Afghanistan has been at war for decades. Aslam writes: “Even the air of this country has a story to tell about warfare. It is possible here to lift a piece of bread from a plate and, following it back to its origins, collect a dozen stories concerning war — how it affected the hand that pulled it from the oven, the hand that kneaded the dough —”

Aslam deals with the causes of this intractable conflict, looking at all sides through the lives of ordinary folk caught up in it. This includes an ex-CIA operative who knew Zameen and her son; he brings news of her death, but the son has vanished into the orphanages and madrassas of the Taliban.

The excesses of the latter are shown as well as the moderate Islam practised by Qatrin, Marcus’s doctor wife, and Dunia, a young female teacher at the school. For them Allah is revered, but women are free, or should be.

Aslam’s writing is measured and richly poetic. He creates a complicated and suspenseful plot in which he balances brutality, cruelty and dogmatic insularity with the sanity and compassion of Marcus’s house, where peace has been holding out through all the madness that afflicts his village.

This peace is anchored not only in Marcus the man, but also in the house, in its ceilings and the cellar of an outbuilding where the microcosm of their lives is connected to ancient learning and spirituality.

A library of books has been nailed to the ceilings — impaled — to keep them safe from the Taliban. In the cellar a huge, ancient head of a stone Buddha lies on its side. Too big to move, they had to build around it. These dreamlike images bring a degree of solace.

But it is a pity that Aslam implies that the causes of the wars in Afghanistan since 1979 have been ideological and religious.

No mention is made of oil pipelines through that country to the oilfields of Uzbekistan and other neighbours, and the fight to control it.

Aslam’s imagery is as memorable in its way as Marquez’s in One Hundred Years of Solitude.
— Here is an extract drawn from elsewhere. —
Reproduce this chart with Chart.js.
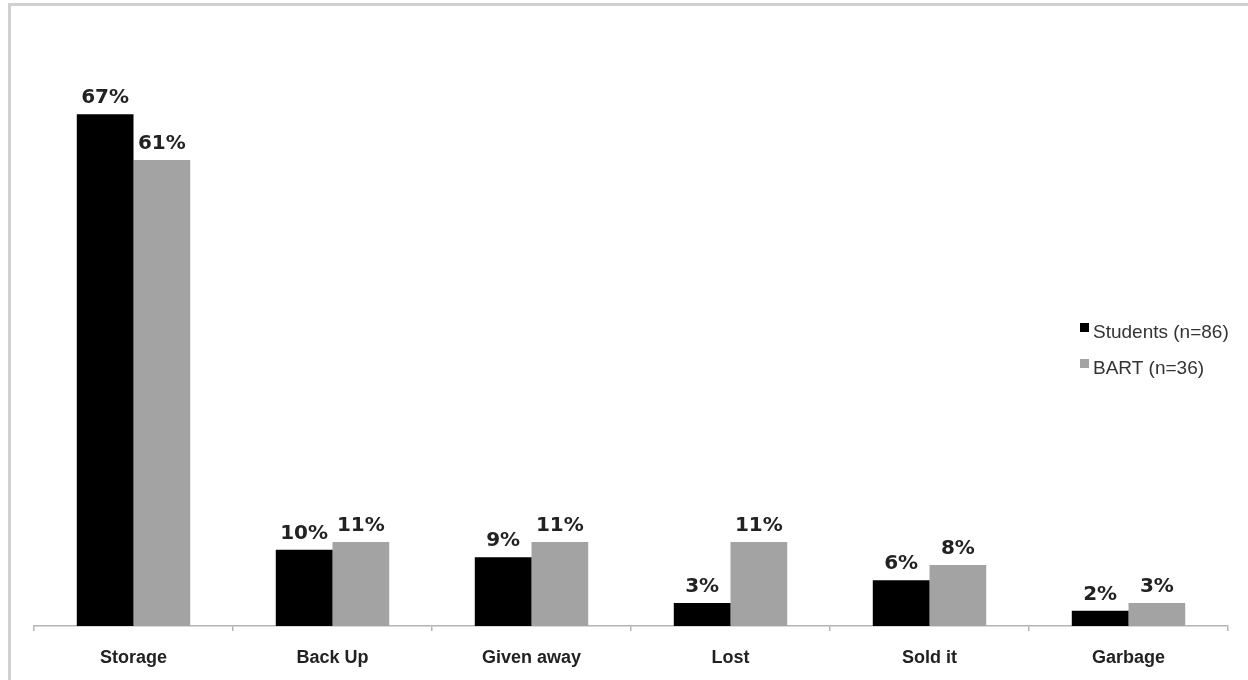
<!DOCTYPE html>
<html>
<head>
<meta charset="utf-8">
<script src="https://cdn.jsdelivr.net/npm/chart.js@4.4.0/dist/chart.umd.min.js"></script>
<style>
    html, body { margin: 0; padding: 0; background: #fff; overflow: hidden; }
    #frame {
        position: absolute; left: 8px; top: 3px;
        width: 1300px; height: 740px;
        border: 3px solid #d0d0d0; box-sizing: border-box;
    }
    #wrap { position: absolute; left: 0; top: 0; width: 1248px; height: 680px; }
</style>
</head>
<body>
<div id="frame"></div>
<div id="wrap"><canvas id="chart"></canvas></div>
<script>
// Categorias e valores (%)
const categories = ['Storage', 'Back Up', 'Given away', 'Lost', 'Sold it', 'Garbage'];
const studentsValues = [67, 10, 9, 3, 6, 2];
const bartValues = [61, 11, 11, 11, 8, 3];
const seriesLabels = ['Students (n=86)', 'BART (n=36)'];

const BLACK = '#000000';
const GRAY = '#a3a3a3';

// Rótulos de valor acima de cada barra
const valueLabels = {
    id: 'valueLabels',
    afterDatasetsDraw(chart) {
        const ctx = chart.ctx;
        ctx.save();
        ctx.font = 'bold 20px "DejaVu Sans"';
        ctx.fillStyle = '#222';
        ctx.textAlign = 'center';
        ctx.textBaseline = 'alphabetic';
        chart.data.datasets.forEach((ds, i) => {
            chart.getDatasetMeta(i).data.forEach((bar, j) => {
                ctx.fillText(ds.data[j] + '%', bar.x, bar.y - 11);
            });
        });
        ctx.restore();
    }
};

// Legenda desenhada dentro da área do gráfico, à direita
const sideLegend = {
    id: 'sideLegend',
    afterDraw(chart) {
        const ctx = chart.ctx;
        ctx.save();
        ctx.font = '19px "Liberation Sans", Arial, sans-serif';
        ctx.textBaseline = 'alphabetic';
        chart.data.datasets.forEach((ds, i) => {
            const y = 338 + i * 36;
            ctx.fillStyle = ds.backgroundColor;
            ctx.fillRect(1080, y - 15, 9, 9);
            ctx.fillStyle = '#333';
            ctx.fillText(ds.label, 1093, y);
        });
        ctx.restore();
    }
};

function renderChart() {
    const ctx = document.getElementById('chart').getContext('2d');
    new Chart(ctx, {
        type: 'bar',
        data: {
            labels: categories,
            datasets: [
                { label: seriesLabels[0], data: studentsValues, backgroundColor: BLACK },
                { label: seriesLabels[1], data: bartValues, backgroundColor: GRAY }
            ]
        },
        options: {
            responsive: true,
            maintainAspectRatio: false,
            animation: false,
            layout: { padding: { left: 34, right: 20, top: 15, bottom: 0 } },
            datasets: {
                bar: { categoryPercentage: 0.57, barPercentage: 1.0 }
            },
            plugins: {
                legend: { display: false },
                tooltip: { enabled: false }
            },
            scales: {
                x: {
                    grid: {
                        display: true,
                        drawOnChartArea: false,
                        drawTicks: true,
                        tickLength: 5,
                        color: '#b4b4b4',
                        lineWidth: 1.5
                    },
                    border: { display: true, color: '#b4b4b4', width: 1.5 },
                    ticks: {
                        color: '#222',
                        padding: 16,
                        font: { family: '"Liberation Sans", Arial, sans-serif', size: 18, weight: 'bold' }
                    },
                    afterFit: scale => { scale.height = 54; }
                },
                y: {
                    display: false,
                    min: 0,
                    max: 80
                }
            }
        },
        plugins: [valueLabels, sideLegend]
    });
}

window.addEventListener('DOMContentLoaded', renderChart);
</script>
</body>
</html>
There is more than a little magical realism too.

In the case of the books nailed to the ceiling Aslam lets the reader know that even a bullet cannot penetrate a book, much less a nail driven in by a woman in a demented state.

But the impossibility of it is not the point; Aslam shows us the desperation of one driven to save these repositories of knowledge, poetry and myth in this unforgettable image which he returns to throughout the novel.

This is a moving and sobering book, hauntingly beautiful.